━━ Given data

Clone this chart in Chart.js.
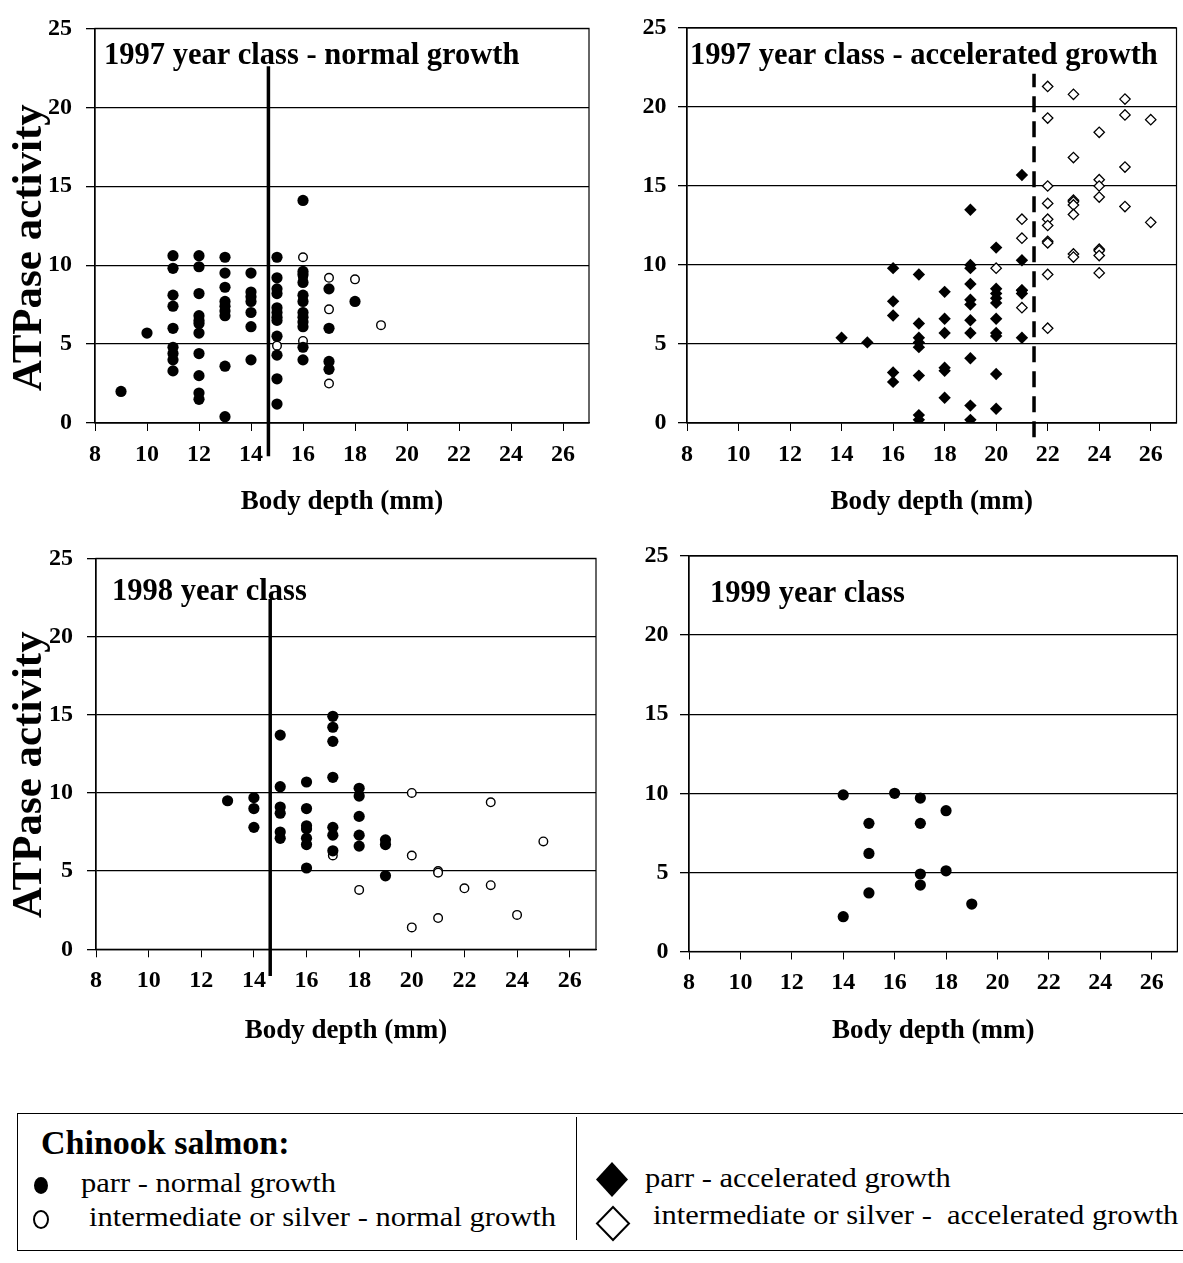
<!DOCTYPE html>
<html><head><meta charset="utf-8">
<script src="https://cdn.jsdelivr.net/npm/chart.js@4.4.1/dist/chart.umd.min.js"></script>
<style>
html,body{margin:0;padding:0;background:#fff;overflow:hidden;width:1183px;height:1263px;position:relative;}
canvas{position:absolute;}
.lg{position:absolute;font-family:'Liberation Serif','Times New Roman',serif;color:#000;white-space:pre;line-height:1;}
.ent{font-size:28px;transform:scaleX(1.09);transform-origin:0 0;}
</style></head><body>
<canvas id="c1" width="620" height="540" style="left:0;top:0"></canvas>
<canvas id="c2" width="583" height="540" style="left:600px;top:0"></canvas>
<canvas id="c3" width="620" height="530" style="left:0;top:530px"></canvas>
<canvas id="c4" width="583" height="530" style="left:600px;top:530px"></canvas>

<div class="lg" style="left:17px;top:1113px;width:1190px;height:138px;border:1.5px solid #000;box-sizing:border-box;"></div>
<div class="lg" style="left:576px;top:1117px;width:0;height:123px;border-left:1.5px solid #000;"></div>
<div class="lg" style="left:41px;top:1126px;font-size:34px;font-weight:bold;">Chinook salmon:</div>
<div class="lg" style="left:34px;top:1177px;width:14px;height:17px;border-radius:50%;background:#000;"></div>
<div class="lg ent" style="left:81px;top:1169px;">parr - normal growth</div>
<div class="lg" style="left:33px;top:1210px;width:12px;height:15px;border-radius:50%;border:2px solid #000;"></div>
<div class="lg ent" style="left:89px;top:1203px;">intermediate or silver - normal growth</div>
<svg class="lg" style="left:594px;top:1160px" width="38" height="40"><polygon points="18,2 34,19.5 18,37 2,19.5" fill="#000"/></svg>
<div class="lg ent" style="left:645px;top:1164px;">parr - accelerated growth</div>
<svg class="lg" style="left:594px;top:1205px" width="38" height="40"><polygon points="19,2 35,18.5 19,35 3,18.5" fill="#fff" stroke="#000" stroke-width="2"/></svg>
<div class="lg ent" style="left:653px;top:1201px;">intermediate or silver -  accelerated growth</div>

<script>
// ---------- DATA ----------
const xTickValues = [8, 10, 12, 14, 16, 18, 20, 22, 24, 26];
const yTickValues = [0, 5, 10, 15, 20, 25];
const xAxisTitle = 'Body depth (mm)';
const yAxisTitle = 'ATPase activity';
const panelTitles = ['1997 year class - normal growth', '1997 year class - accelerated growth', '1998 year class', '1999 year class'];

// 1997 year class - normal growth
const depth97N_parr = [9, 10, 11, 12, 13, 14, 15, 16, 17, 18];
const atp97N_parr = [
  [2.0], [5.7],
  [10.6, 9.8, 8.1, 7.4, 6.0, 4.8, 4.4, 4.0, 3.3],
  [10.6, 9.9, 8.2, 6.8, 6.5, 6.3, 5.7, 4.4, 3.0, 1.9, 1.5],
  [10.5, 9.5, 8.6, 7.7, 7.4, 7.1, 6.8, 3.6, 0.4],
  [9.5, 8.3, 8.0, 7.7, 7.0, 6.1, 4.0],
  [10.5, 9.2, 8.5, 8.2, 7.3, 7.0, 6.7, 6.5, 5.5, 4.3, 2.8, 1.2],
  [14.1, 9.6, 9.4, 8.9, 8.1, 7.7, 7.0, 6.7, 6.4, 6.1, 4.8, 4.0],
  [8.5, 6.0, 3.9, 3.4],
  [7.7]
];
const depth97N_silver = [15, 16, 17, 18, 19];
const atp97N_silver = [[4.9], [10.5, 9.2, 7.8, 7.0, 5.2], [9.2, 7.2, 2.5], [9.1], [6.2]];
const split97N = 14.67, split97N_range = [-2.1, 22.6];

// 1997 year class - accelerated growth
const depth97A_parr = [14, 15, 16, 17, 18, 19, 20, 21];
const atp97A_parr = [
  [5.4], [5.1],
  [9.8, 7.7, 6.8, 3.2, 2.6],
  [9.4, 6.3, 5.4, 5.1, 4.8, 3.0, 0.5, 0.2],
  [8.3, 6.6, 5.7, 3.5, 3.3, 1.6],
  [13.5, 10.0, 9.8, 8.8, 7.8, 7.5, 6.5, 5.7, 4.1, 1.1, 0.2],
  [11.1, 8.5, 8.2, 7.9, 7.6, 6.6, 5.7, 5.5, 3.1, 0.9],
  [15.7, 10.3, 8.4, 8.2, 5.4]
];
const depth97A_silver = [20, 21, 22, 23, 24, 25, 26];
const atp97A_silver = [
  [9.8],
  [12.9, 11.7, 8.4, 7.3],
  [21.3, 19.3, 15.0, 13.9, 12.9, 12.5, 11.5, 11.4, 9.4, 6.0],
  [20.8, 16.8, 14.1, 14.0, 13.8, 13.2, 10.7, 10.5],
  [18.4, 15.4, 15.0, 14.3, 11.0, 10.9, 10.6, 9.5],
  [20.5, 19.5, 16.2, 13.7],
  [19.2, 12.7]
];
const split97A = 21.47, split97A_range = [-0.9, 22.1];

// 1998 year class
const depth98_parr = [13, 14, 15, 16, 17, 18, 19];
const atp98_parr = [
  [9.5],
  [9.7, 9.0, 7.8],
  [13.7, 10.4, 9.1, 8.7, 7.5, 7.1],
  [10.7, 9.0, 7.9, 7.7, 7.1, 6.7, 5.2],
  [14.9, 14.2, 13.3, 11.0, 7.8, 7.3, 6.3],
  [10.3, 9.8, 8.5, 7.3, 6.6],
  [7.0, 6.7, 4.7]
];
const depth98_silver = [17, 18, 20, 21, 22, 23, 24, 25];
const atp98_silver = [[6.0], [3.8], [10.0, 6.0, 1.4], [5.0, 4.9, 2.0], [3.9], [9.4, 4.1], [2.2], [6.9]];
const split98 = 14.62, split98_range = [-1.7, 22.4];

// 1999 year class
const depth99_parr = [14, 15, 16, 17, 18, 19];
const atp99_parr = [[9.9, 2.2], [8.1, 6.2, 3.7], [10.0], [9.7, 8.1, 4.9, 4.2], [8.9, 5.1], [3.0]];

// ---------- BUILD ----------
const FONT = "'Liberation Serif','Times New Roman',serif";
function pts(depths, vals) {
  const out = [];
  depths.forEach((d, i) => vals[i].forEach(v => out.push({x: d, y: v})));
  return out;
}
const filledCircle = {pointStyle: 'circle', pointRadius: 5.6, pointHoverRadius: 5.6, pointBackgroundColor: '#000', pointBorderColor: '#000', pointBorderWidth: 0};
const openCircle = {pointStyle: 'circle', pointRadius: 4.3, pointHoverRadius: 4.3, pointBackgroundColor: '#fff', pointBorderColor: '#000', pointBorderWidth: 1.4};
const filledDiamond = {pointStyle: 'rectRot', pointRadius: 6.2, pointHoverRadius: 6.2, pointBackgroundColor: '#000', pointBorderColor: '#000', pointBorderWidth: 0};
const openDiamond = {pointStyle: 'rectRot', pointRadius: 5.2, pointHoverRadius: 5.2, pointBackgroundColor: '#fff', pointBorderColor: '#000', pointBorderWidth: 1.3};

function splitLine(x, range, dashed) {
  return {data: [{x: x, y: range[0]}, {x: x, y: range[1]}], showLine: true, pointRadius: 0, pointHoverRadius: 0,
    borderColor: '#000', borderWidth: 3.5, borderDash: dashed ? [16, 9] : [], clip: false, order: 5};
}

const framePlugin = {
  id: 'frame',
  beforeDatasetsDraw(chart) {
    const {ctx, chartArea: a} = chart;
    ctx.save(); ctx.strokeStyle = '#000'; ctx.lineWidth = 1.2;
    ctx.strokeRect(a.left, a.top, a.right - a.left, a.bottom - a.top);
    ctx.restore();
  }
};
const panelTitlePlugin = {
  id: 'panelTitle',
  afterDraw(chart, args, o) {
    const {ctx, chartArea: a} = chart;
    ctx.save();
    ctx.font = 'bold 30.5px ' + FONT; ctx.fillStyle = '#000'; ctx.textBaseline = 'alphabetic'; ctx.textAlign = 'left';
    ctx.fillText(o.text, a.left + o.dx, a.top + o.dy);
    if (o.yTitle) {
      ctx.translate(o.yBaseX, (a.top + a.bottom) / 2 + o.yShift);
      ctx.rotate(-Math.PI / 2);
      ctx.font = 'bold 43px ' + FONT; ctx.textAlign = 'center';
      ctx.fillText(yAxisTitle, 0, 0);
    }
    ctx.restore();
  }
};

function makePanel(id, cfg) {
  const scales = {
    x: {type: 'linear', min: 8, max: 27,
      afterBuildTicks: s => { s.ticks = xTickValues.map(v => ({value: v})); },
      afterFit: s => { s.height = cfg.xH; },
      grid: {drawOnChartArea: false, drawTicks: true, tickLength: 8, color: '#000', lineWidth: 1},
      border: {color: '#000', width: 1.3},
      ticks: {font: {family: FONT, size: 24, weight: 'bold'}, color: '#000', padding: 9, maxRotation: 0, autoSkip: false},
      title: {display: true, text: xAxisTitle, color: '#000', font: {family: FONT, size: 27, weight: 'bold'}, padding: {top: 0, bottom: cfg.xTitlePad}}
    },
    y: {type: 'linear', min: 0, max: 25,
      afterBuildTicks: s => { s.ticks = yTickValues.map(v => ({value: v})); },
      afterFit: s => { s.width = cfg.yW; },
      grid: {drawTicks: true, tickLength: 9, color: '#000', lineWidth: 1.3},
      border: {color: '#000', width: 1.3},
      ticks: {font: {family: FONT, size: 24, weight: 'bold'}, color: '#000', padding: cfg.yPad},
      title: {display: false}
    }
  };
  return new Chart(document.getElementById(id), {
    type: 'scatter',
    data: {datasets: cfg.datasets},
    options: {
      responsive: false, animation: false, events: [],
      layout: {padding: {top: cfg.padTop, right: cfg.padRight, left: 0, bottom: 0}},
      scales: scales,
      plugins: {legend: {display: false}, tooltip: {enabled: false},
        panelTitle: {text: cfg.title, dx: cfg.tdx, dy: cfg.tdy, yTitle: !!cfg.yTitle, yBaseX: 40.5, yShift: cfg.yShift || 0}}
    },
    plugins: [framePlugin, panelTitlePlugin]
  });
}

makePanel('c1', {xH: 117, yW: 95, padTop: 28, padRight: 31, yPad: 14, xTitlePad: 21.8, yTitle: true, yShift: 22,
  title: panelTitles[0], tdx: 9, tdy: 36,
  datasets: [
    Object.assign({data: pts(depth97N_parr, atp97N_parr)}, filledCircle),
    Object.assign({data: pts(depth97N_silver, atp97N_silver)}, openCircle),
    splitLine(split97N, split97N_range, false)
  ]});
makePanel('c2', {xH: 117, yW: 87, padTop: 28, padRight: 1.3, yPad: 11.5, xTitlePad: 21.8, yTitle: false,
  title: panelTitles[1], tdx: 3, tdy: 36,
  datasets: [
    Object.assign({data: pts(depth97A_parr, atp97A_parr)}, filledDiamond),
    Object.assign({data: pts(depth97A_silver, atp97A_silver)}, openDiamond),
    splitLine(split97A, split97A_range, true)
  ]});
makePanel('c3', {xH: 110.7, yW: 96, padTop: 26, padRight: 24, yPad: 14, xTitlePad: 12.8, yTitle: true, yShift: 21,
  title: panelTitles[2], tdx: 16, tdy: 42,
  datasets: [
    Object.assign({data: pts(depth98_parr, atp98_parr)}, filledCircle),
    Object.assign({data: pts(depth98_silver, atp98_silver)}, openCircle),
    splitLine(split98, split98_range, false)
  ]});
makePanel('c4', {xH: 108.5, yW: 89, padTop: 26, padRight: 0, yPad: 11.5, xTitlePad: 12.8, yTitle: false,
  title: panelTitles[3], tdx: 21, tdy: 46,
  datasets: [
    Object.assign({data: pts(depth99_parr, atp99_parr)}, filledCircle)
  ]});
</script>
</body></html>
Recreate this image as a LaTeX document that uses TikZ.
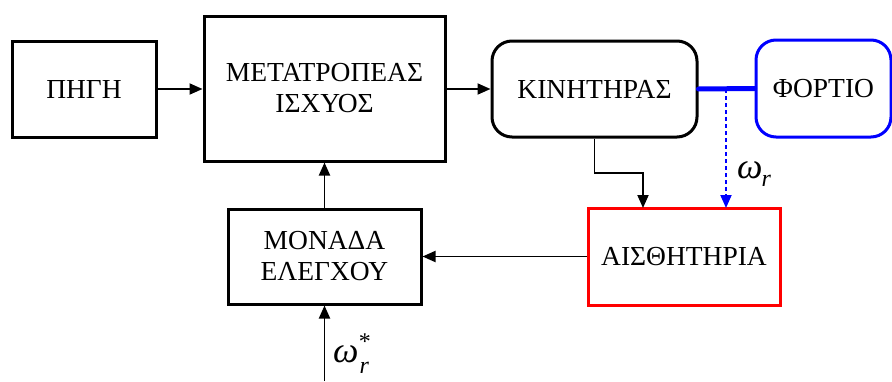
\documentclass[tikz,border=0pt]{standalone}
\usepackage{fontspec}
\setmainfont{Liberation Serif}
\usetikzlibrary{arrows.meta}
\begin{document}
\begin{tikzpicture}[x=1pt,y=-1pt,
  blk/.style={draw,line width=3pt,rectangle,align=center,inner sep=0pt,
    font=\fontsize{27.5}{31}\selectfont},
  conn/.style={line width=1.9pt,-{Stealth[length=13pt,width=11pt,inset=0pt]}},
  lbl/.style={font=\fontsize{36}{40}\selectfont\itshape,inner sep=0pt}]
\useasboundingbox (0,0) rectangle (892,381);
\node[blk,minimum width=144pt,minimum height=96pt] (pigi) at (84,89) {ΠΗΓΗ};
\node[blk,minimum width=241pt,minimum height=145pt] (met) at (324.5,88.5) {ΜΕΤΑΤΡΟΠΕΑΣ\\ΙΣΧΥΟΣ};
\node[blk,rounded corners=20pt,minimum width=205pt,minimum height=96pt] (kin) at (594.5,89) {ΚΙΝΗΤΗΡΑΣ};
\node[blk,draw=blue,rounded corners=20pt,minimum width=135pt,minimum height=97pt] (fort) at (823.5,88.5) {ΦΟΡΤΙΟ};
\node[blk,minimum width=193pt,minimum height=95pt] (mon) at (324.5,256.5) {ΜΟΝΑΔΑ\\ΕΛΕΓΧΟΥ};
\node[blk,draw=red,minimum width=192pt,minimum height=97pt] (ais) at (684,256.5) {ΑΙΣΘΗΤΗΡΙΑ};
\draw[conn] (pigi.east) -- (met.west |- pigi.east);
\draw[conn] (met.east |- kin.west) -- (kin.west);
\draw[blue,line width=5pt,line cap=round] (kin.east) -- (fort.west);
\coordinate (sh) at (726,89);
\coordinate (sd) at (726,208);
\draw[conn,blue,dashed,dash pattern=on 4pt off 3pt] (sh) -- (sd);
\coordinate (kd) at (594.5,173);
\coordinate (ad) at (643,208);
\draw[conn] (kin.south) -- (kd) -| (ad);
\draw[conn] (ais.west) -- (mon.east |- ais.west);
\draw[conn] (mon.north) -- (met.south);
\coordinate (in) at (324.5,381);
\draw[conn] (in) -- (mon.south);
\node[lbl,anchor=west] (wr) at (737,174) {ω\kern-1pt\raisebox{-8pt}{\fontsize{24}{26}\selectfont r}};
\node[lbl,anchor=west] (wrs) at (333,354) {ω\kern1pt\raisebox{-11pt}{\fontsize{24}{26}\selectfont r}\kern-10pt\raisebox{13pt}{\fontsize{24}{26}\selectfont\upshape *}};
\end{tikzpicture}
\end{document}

━━━━

List every line above that holds the word "this".

Clone this chart in Chart.js.
Recreate this image as a LaTeX document that uses TikZ.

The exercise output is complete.